– Pre-tax profit rose 7% to £4.7bn in the year to the end of June
– Sales rose 6.5% thanks to higher prices and rising sales of premium spirits
– Premium spirits have been responsible for 57% of Diageo’s net sales growth
Drinks giant Diageo has reported booming profits for the last year thanks to price rises and drinkers around the world turning to more expensive tipples.
The maker of Johnnie Walker whisky, Smirnoff vodka and Guinness beer said pre-tax profit rose 7 per cent £4.7billion for the year to the end of June, from £4.4billion the year before.

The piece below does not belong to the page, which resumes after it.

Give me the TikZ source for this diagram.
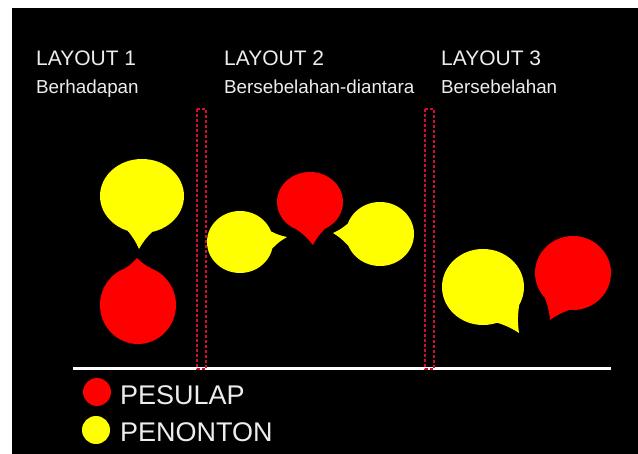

Organic net sales grew 6.5 per cent, driven by a mix of higher prices, as it passed surging costs onto customers, and rising sales of its more expensive brands, particularly premium versions of Johnnie Walker’s scotch.
In demand: Diageo said rising sales of its more expensive brands, particularly premium versions of Johnnie Walker’s scotch, such as its Black Label, helped to lift profit
Premium spirits, which command higher prices, have been responsible for over half of Diageo’s organic net sales growth, new chief executive, Debra Crew, told shareholders.
While overall sales volumes, or the amount of drinks bought, declined by 0.8 per cent, premium spirits sales volumes increased in most regions.
‘In fiscal 23, we drove double-digit organic net sales growth in scotch, tequila, and Guinness, with our premium-plus brands contributing 57 per cent of overall organic net sales growth,’ Crew said.
The group, which also makes Tanqueray gin and Captain Morgan rum, said net sales in Britain rose 7 per cent, mostly driven by strong demand for Guinness, tequila and vodka.
However, this was partly offset by a decline in sales of gin, a tipple which has seen a decade of strong growth thanks to a cocktail revival in Europe and the US.
During the pandemic, Diageo benefited from higher demand for premium spirits from people stuck at home treating themselves to cocktails.
Once lockdowns ended, many people stuck to these brands, buying them in bars and restaurants instead.
Victoria Scholar, head of investment at Interactive Investor, said: ‘Quality over quantity has been a strategy that is successfully driving Diageo’s growth.
‘Premium spirits, which command much higher consumer prices, have been responsible for over half of Diageo’s net sales growth, a trend that emerged during Covid lockdowns and has managed to persist beyond the pandemic.’
The group has also been benefiting from price hikes, as it looked to counter rising costs for energy and ingredients across its global markets.
Ms Crew, who took over in June after the death of former long-standing boss Sir Ivan Menezes, said she expected cost pressures to continue in the new fiscal year, though inflation was ‘moderating’.
‘In a challenging, albeit moderating, inflationary environment, we will continue to focus on revenue growth management, including strategic pricing actions and everyday efficiency,’ she said.
Diageo shares rose 2 per cent in early trade, but lost some of those gains to trade 0.4 per cent higher at £34.11 on Tuesday afternoon.